Dr. Tamar Berenblum, Senior Associate

 

Tamar is a Post-Doc Research Fellow at the Netherlands Institute for the Study of Crime and Law Enforcement (NSCR), Netherlands and at the HUJI Cyber Security Research Center (H-CSRC) at the Hebrew University of Jerusalem, Israel, where she is Research Director of the Cyber Law Program at the Faculty of Law. Her research interests include victimology, sociology of knowledge, cybercrime and social control. Tamar’s  doctoral thesis is titled “The Internet as a Sphere of Social Control”, and it examines the internet both as a sphere for social control and as a tool for such control over deviant activities. She has research experience both as a project manager and as a PI, and participates in research teams studying deterrence, prevention and regulation of computer crimes, online-shaming, developments in the field of victimology and the effect of language accessibility of the legal proceeding.  In addition, Tamar serves as a public representative in Parole Committees of the Israel Court Administration.

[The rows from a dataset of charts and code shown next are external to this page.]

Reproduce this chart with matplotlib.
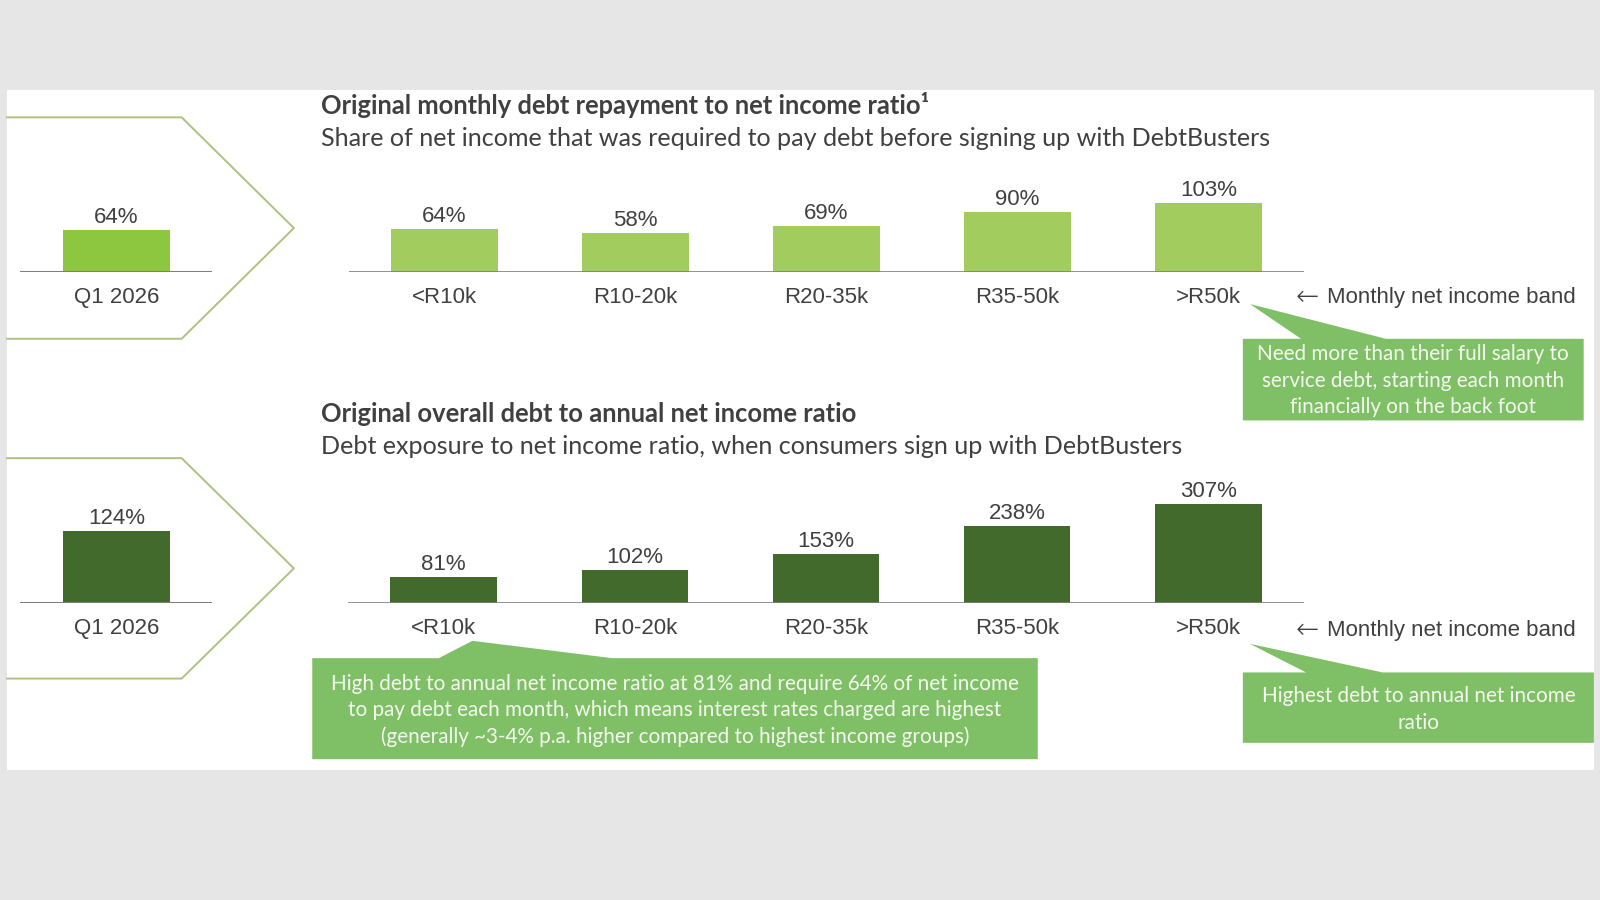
import matplotlib
matplotlib.use("Agg")
import matplotlib.pyplot as plt
from matplotlib.patches import Rectangle, Polygon
from matplotlib.lines import Line2D

# ---------------- data ----------------
categories = ["<R10k", "R10-20k", "R20-35k", "R35-50k", ">R50k"]
monthly_ratio = [64, 58, 69, 90, 103]        # % of net income to repay debt
overall_ratio = [81, 102, 153, 238, 307]     # % debt to annual net income
q1_label = ["Q1 2026"]
q1_monthly = [64]
q1_overall = [124]

title_top = "Original monthly debt repayment to net income ratio\u00b9"
sub_top = "Share of net income that was required to pay debt before signing up with DebtBusters"
title_bot = "Original overall debt to annual net income ratio"
sub_bot = "Debt exposure to net income ratio, when consumers sign up with DebtBusters"
band_arrow = "\u2190"
band_text = "Monthly net income band"
callout1 = ["Need more than their full salary to", "service debt, starting each month",
            "financially on the back foot"]
callout2 = ["High debt to annual net income ratio at 81% and require 64% of net income",
            "to pay debt each month, which means interest rates charged are highest",
            "(generally ~3-4% p.a. higher compared to highest income groups)"]
callout3 = ["Highest debt to annual net income", "ratio"]

# ---------------- style ----------------
BG = "#e6e6e6"
LIGHT = "#a2cd5e"
Q1LIGHT = "#8dc63f"
DARK = "#416a2c"
CALL = "#7fbf66"
CHEV = "#adc282"
TXT = "#404040"
ARIAL = ["Liberation Sans", "DejaVu Sans"]
CAL = ["Lato", "DejaVu Sans"]

W, H = 1568.0, 882.0
def X(x): return x / W
def Y(y): return 1 - y / H

fig = plt.figure(figsize=(16, 9), dpi=100)
fig.patch.set_facecolor(BG)
fig.add_artist(Rectangle((X(7), Y(755)), X(1562) - X(7), (755 - 88) / H,
                         transform=fig.transFigure, facecolor="white", edgecolor="none", zorder=0))

# chevrons
for top, bot in [(115, 332), (449, 665)]:
    mid = (top + bot) / 2
    xs = [X(7), X(178), X(288), X(178), X(7)]
    ys = [Y(top), Y(top), Y(mid), Y(bot), Y(bot)]
    fig.add_artist(Line2D(xs, ys, transform=fig.transFigure, color=CHEV, lw=1.4, zorder=1))


def bar_axes(x0, x1, base, px_per_unit, ymax, labels, values, color, base_color, base_lw, n_width):
    h = px_per_unit * ymax
    ax = fig.add_axes([X(x0), Y(base), (x1 - x0) / W, h / H])
    n = len(values)
    ax.bar(range(n), values, width=n_width, color=color, zorder=2)
    ax.set_xlim(-0.5, n - 0.5)
    ax.set_ylim(0, ymax)
    ax.axis("off")
    ax.axhline(0, color=base_color, lw=base_lw, zorder=3)
    for i, v in enumerate(values):
        ax.annotate(f"{v}%", xy=(i, v), xytext=(0, 5), textcoords="offset points",
                    ha="center", va="baseline", fontsize=16, color=TXT, family=ARIAL)
        ax.annotate(labels[i], xy=(i, 0), xytext=(0, -22), textcoords="offset points",
                    ha="center", va="baseline", fontsize=16, color=TXT, family=ARIAL)
    return ax

# top section
bar_axes(20, 208, 267, 0.656, 120, q1_label, q1_monthly, Q1LIGHT, "#7f7f7f", 2.2, 0.56)
bar_axes(342, 1278, 267, 0.66, 120, categories, monthly_ratio, LIGHT, "#7f7f7f", 1.2, 0.556)
# bottom section
bar_axes(20, 208, 591, 0.573, 150, q1_label, q1_overall, DARK, "#7f7f7f", 2.2, 0.56)
bar_axes(341, 1278, 591, 0.316, 350, categories, overall_ratio, DARK, "#7f7f7f", 1.2, 0.556)

# band labels
for yb in (297, 623):
    fig.text(X(1270), Y(yb + 2), band_arrow, fontsize=20, color=TXT, family=["DejaVu Sans"],
             ha="left", va="baseline", fontweight="light")
    fig.text(X(1300), Y(yb), band_text, fontsize=16, color=TXT, family=ARIAL, ha="left", va="baseline")

fitlist = []
t = fig.text(X(315), Y(112), title_top, fontsize=18, fontweight="bold", color=TXT, family=CAL, va="baseline")
fitlist.append((t, 913 - 315))
t = fig.text(X(315), Y(143), sub_top, fontsize=18, color=TXT, family=CAL, va="baseline")
fitlist.append((t, 1248 - 315))
t = fig.text(X(315), Y(414), title_bot, fontsize=18, fontweight="bold", color=TXT, family=CAL, va="baseline")
fitlist.append((t, 842 - 315))
t = fig.text(X(315), Y(445), sub_bot, fontsize=18, color=TXT, family=CAL, va="baseline")
fitlist.append((t, 1161 - 315))


def callout(rect, tip, base, lines, ys):
    x0, y0, x1, y1 = rect
    pts = [(x0, y0), (base[0], y0), tip, (base[1], y0), (x1, y0), (x1, y1), (x0, y1)]
    fig.add_artist(Polygon([(X(a), Y(b)) for a, b in pts], closed=True, transform=fig.transFigure,
                           facecolor=CALL, edgecolor="none", zorder=2))
    cx = (x0 + x1) / 2
    texts = []
    for line, yy in zip(lines, ys):
        texts.append(fig.text(X(cx), Y(yy), line, fontsize=14, color="#f4faef", family=CAL,
                              ha="center", va="baseline", zorder=3))
    return texts

c1 = callout((1218, 332, 1552, 412), (1225, 298), (1275, 1358), callout1, [353, 379, 405])
c2 = callout((306, 645, 1017, 744), (463, 628), (430, 600), callout2, [676, 702, 728])
c3 = callout((1218, 659, 1562, 728), (1225, 631), (1280, 1355), callout3, [688, 714])

fig.canvas.draw()
r = fig.canvas.get_renderer()
scale = 1600.0 / W
for t, wd in fitlist:
    w = t.get_window_extent(r).width
    t.set_fontsize(t.get_fontsize() * wd * scale / w)
w = c2[0].get_window_extent(r).width
cs = 14 * (999 - 324) * scale / w
for t in c1 + c2 + c3:
    t.set_fontsize(cs)

fig.savefig("out.png", dpi=100, facecolor=BG)
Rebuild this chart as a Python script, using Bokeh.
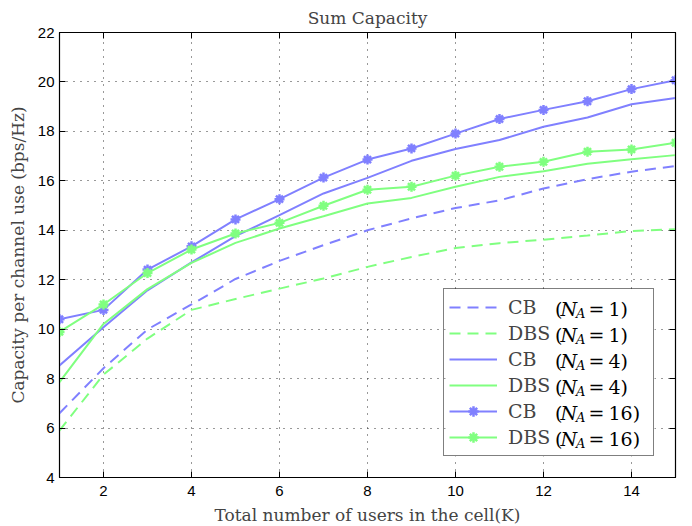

Nadav Magnezi, Research Associate
Nadav is a law and MBA student at the Hebrew University. He was an officer in the elite IDF intelligence unit 8200 for the past six years. During that time he received several commendations for outstanding service. Recently, Nadav joined the Housen-Couriel Law Offices as a legal researcher. In his free time Nadav Ioves playing the piano, running and practicing yoga.